Code that draws figures
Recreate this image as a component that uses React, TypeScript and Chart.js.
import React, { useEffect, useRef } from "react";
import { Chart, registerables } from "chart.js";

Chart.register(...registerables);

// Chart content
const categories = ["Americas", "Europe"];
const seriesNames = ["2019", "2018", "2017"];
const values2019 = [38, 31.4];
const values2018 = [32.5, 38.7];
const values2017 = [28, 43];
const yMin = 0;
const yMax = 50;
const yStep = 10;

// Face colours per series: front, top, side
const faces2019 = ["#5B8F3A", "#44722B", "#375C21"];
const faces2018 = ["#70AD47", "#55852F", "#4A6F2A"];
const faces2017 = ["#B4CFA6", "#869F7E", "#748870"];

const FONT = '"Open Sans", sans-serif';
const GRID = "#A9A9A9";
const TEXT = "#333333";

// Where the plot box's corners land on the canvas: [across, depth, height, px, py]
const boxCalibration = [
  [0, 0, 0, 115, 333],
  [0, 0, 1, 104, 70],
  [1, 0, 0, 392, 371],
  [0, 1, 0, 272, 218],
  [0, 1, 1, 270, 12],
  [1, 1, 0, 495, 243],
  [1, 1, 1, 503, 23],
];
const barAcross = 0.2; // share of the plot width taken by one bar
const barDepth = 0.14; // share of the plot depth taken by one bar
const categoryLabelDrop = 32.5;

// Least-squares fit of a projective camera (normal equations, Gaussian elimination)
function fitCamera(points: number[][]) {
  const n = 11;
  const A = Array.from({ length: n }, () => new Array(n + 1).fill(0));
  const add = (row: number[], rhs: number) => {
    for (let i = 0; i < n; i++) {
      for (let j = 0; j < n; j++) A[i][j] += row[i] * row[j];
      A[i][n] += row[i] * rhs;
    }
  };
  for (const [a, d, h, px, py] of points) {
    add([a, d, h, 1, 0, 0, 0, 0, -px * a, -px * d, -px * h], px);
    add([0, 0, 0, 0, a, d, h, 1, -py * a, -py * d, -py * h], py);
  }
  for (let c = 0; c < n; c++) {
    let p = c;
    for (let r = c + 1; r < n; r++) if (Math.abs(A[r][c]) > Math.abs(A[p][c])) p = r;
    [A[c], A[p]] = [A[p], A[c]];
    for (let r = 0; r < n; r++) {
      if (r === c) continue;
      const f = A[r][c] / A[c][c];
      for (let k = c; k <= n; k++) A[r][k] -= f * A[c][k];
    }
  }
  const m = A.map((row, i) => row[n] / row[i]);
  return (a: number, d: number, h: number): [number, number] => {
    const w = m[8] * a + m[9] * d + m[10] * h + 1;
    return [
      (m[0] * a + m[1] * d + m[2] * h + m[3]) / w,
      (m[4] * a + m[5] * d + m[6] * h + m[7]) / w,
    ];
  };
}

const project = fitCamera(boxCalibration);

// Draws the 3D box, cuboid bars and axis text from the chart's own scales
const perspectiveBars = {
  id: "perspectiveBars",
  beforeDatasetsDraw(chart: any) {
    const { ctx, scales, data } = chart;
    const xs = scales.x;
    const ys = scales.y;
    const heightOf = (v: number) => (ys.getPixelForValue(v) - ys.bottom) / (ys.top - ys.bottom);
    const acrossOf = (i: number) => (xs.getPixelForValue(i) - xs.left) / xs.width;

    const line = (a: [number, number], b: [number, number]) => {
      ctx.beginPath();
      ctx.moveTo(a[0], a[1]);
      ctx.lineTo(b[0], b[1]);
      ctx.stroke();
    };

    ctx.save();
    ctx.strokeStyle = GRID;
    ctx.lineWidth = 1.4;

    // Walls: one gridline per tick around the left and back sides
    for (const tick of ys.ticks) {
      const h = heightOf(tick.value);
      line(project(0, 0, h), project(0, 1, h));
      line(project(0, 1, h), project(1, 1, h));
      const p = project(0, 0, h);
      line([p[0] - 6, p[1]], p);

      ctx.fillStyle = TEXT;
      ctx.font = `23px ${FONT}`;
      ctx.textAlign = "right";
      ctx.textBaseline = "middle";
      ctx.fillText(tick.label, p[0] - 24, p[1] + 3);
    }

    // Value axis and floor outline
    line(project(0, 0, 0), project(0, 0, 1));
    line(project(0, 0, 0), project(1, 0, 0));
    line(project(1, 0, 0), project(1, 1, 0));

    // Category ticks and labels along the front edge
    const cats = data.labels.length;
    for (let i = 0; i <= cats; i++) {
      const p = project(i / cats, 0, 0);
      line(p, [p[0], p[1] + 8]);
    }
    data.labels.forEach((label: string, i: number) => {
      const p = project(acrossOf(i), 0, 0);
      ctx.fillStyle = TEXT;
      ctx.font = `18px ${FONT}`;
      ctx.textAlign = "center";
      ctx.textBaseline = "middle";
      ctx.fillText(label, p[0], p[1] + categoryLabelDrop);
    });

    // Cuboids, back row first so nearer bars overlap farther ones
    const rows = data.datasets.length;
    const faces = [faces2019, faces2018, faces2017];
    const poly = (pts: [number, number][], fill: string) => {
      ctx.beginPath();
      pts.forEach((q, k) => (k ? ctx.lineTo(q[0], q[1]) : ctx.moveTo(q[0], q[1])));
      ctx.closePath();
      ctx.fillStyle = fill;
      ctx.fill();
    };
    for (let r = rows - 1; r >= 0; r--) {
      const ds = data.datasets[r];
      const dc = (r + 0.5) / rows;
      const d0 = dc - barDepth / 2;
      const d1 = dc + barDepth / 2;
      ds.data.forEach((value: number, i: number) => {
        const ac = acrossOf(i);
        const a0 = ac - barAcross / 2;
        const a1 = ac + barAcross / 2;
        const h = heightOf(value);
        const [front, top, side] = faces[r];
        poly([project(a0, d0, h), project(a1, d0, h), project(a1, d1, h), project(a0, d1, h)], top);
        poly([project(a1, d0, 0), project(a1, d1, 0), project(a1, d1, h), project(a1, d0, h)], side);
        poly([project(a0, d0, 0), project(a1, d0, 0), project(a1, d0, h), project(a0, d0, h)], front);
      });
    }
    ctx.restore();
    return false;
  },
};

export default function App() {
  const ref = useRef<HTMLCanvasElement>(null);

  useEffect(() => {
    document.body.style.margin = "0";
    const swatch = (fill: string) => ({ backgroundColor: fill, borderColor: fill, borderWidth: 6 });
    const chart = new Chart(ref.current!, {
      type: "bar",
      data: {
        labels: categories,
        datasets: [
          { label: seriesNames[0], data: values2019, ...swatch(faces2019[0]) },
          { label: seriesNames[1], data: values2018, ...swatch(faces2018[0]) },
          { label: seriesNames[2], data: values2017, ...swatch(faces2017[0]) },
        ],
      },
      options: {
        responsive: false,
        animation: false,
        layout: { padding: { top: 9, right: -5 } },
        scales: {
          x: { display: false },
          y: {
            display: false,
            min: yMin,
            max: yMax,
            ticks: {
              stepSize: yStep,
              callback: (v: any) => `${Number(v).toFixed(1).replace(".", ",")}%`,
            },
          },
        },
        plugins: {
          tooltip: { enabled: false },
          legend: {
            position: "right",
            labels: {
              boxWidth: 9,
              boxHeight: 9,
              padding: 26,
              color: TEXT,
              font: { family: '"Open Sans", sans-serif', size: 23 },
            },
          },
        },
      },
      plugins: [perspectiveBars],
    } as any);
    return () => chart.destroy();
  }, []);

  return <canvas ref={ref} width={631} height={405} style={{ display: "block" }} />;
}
==
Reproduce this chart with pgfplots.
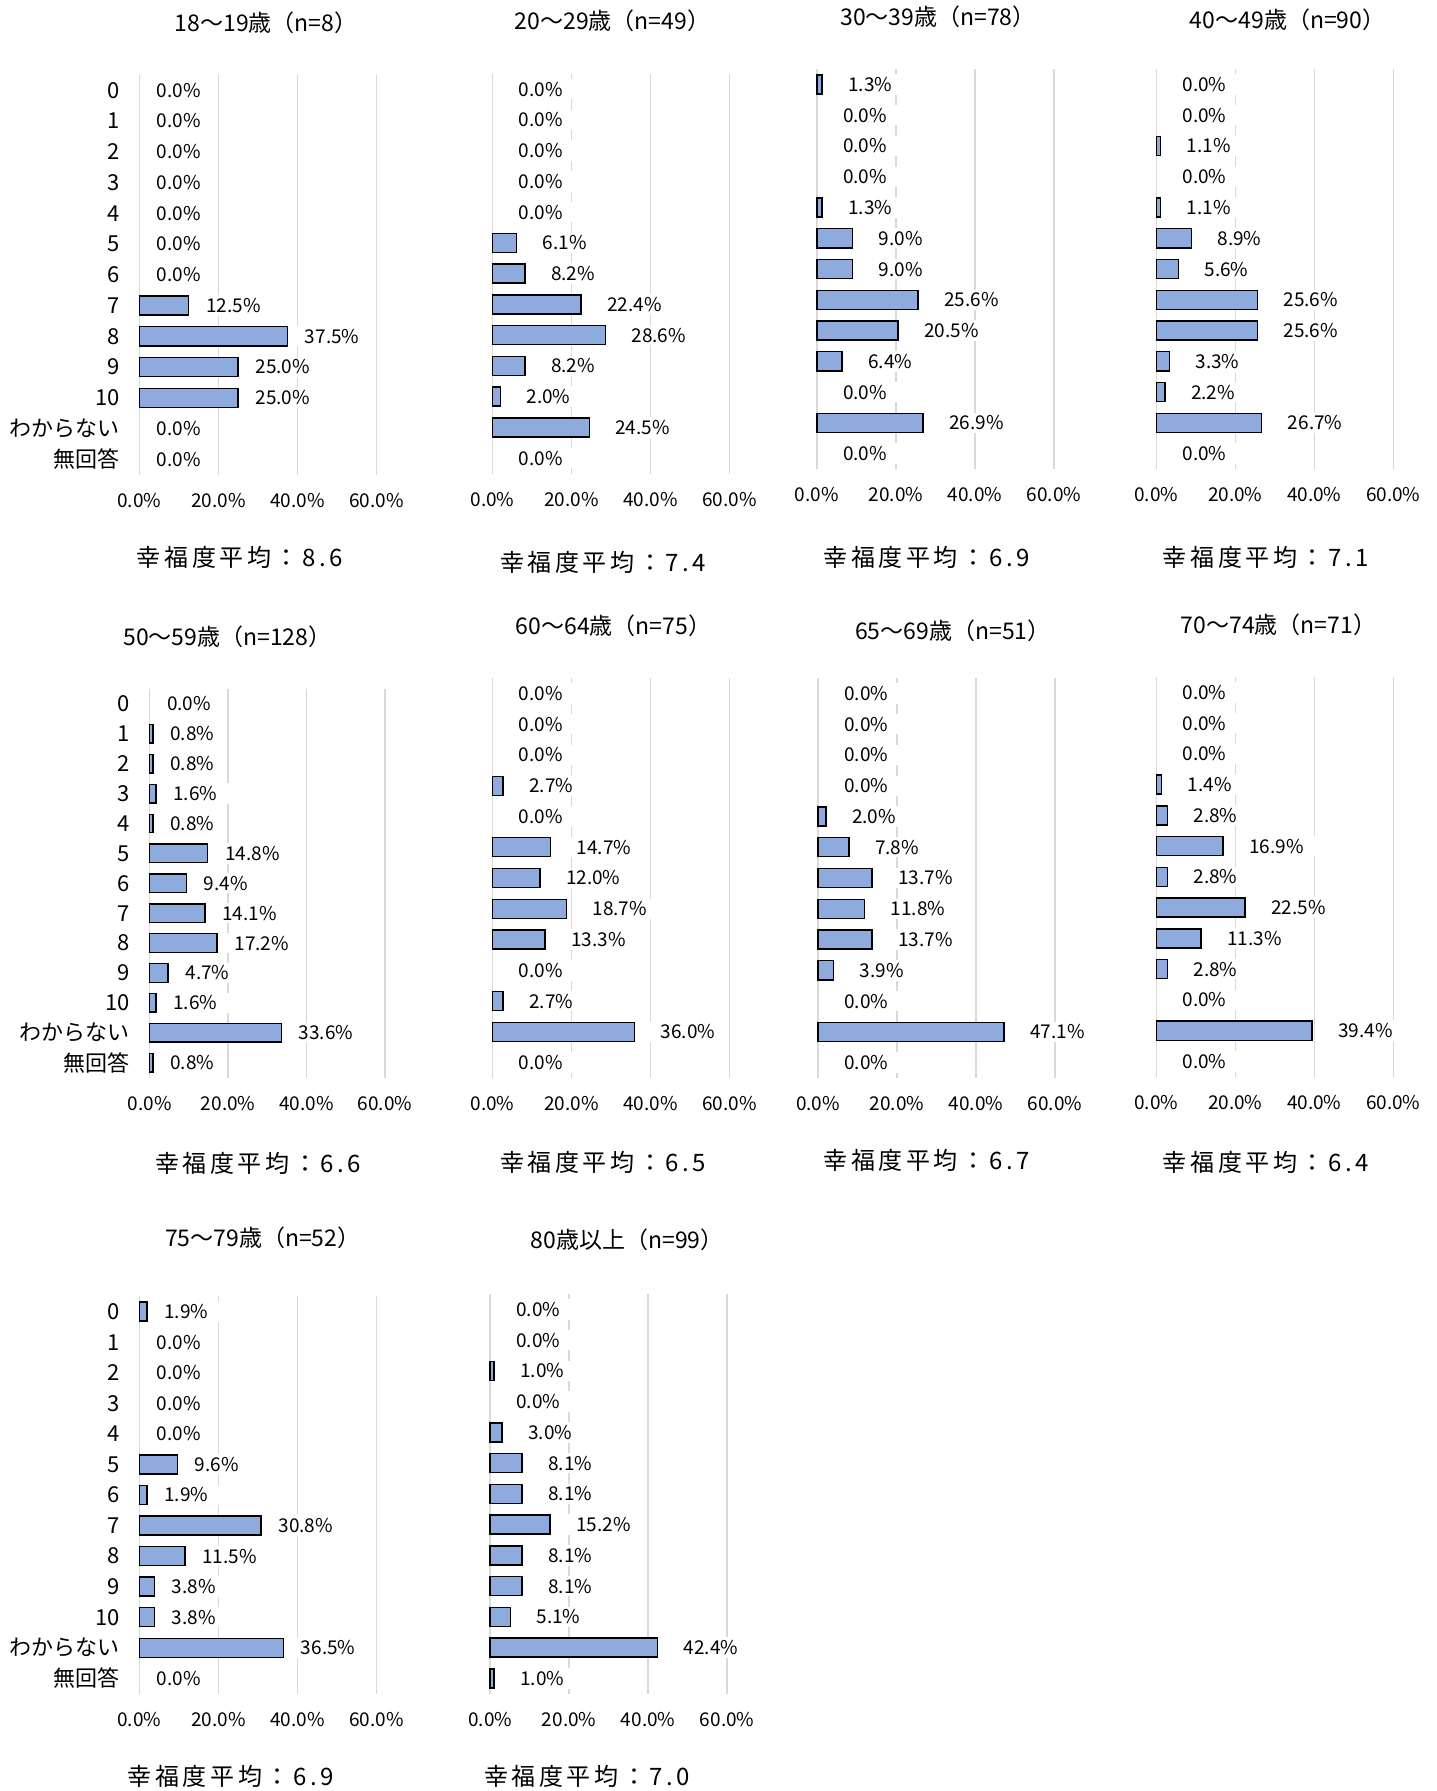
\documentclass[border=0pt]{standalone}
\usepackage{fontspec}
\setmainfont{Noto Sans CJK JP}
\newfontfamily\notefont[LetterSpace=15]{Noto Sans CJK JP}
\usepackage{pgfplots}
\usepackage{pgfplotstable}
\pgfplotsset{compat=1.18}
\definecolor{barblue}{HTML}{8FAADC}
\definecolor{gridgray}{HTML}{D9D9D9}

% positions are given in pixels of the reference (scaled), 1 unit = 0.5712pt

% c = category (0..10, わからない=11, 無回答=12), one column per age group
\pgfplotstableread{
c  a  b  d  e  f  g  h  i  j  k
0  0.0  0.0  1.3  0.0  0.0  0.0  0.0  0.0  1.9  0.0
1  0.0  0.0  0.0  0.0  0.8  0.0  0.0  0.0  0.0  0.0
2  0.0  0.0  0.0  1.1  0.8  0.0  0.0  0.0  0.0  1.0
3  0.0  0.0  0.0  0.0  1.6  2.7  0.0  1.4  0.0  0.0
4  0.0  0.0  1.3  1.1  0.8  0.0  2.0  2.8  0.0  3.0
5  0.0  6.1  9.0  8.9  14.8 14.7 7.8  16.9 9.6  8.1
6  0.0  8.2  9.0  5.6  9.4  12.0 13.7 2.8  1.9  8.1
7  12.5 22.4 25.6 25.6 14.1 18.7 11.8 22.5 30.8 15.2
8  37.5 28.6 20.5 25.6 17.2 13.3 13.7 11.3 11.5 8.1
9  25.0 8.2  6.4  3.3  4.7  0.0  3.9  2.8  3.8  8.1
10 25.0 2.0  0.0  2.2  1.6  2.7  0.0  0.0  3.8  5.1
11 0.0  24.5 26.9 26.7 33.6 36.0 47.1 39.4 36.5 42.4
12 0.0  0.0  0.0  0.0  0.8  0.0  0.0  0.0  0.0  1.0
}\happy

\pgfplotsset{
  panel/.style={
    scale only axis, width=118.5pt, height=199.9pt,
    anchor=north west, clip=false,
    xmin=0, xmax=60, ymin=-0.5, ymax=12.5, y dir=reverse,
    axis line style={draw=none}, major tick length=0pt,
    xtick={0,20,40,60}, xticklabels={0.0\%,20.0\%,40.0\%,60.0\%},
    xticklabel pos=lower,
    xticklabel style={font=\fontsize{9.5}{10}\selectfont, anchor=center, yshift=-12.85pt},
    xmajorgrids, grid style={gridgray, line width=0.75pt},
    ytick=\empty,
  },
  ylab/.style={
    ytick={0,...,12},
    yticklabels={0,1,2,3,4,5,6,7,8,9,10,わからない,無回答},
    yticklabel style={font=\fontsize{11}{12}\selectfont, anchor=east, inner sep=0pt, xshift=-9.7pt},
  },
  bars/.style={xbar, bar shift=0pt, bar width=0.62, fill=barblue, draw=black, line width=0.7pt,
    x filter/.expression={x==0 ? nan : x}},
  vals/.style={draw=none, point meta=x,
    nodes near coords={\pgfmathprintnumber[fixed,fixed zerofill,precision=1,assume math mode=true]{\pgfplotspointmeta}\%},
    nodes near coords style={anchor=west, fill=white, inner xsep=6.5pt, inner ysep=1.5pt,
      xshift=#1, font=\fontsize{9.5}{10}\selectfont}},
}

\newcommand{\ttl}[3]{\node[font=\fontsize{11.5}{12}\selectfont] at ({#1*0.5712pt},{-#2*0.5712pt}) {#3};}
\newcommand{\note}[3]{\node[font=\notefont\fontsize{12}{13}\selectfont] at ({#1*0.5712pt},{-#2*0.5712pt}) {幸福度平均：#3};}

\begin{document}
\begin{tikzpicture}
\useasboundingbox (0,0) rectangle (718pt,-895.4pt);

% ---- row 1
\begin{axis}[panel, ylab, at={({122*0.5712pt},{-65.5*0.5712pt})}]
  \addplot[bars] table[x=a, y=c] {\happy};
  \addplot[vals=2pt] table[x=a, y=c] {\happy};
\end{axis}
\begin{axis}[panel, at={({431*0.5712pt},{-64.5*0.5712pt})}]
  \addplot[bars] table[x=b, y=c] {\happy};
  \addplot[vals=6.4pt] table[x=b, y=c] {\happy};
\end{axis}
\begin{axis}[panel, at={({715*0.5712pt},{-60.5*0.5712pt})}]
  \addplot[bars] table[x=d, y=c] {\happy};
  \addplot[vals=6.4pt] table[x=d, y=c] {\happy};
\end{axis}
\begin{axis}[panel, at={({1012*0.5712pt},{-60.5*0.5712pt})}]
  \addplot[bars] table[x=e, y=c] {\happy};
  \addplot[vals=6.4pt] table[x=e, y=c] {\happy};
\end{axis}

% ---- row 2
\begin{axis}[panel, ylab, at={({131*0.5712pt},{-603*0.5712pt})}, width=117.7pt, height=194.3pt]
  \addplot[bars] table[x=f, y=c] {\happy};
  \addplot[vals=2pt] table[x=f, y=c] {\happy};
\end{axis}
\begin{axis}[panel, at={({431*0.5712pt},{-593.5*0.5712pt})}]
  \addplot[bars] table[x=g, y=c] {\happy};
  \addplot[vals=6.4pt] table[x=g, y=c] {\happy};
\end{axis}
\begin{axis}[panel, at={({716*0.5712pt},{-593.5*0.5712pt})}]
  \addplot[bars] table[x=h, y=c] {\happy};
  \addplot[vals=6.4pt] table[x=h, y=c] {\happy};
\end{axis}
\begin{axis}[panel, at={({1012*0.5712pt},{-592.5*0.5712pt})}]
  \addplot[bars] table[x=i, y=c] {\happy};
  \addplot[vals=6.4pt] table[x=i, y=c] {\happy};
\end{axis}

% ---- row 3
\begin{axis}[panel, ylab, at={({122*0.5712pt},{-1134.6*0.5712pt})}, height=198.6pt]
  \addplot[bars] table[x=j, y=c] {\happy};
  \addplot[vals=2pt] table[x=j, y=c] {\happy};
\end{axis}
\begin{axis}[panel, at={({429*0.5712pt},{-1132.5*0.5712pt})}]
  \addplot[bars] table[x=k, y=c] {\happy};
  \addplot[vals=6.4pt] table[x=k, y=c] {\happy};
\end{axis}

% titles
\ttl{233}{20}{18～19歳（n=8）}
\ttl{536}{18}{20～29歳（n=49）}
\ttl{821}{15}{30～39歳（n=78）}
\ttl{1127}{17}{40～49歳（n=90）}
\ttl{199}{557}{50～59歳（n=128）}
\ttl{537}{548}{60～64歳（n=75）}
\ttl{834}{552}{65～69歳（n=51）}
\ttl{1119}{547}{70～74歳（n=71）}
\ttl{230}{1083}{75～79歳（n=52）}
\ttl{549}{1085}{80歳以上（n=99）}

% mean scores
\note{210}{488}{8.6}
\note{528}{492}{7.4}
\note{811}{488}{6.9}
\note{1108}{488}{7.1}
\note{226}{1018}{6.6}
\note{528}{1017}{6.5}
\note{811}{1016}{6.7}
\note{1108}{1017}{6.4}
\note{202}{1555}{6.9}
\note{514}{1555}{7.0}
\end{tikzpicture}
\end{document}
==
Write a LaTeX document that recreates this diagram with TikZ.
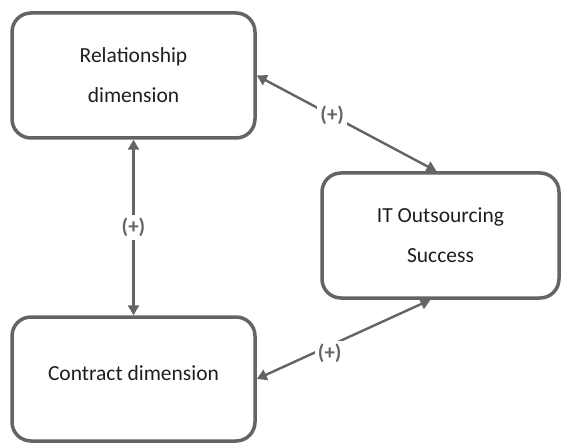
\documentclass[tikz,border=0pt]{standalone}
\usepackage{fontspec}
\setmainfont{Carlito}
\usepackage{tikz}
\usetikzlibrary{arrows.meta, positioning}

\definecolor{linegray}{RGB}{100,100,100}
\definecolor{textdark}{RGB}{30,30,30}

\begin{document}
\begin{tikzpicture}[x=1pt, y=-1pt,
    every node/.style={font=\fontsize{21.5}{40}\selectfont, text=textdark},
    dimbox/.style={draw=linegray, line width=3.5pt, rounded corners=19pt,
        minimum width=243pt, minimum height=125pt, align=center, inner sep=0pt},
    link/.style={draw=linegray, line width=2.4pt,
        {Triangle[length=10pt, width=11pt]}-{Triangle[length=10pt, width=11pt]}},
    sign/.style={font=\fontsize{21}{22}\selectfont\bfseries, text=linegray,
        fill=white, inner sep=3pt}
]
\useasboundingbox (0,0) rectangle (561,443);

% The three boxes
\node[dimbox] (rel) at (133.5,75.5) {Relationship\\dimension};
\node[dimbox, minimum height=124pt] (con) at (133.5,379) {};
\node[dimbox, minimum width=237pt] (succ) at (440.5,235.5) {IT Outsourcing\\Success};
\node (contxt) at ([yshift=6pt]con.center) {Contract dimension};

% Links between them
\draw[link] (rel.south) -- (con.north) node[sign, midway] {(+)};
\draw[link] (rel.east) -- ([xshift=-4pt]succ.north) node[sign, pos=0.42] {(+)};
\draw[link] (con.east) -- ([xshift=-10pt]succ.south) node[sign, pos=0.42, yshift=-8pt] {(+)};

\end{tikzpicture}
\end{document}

*Directions*:
Write out the lines running from the one that contains "Reproduce this chart with pgfplots." through the one that contains "unit = 0.5712pt", ends included, and nothing else. Pictures stay out of the copy.

*The output*:
Reproduce this chart with pgfplots.
\documentclass[border=0pt]{standalone}
\usepackage{fontspec}
\setmainfont{Noto Sans CJK JP}
\newfontfamily\notefont[LetterSpace=15]{Noto Sans CJK JP}
\usepackage{pgfplots}
\usepackage{pgfplotstable}
\pgfplotsset{compat=1.18}
\definecolor{barblue}{HTML}{8FAADC}
\definecolor{gridgray}{HTML}{D9D9D9}

% positions are given in pixels of the reference (scaled), 1 unit = 0.5712pt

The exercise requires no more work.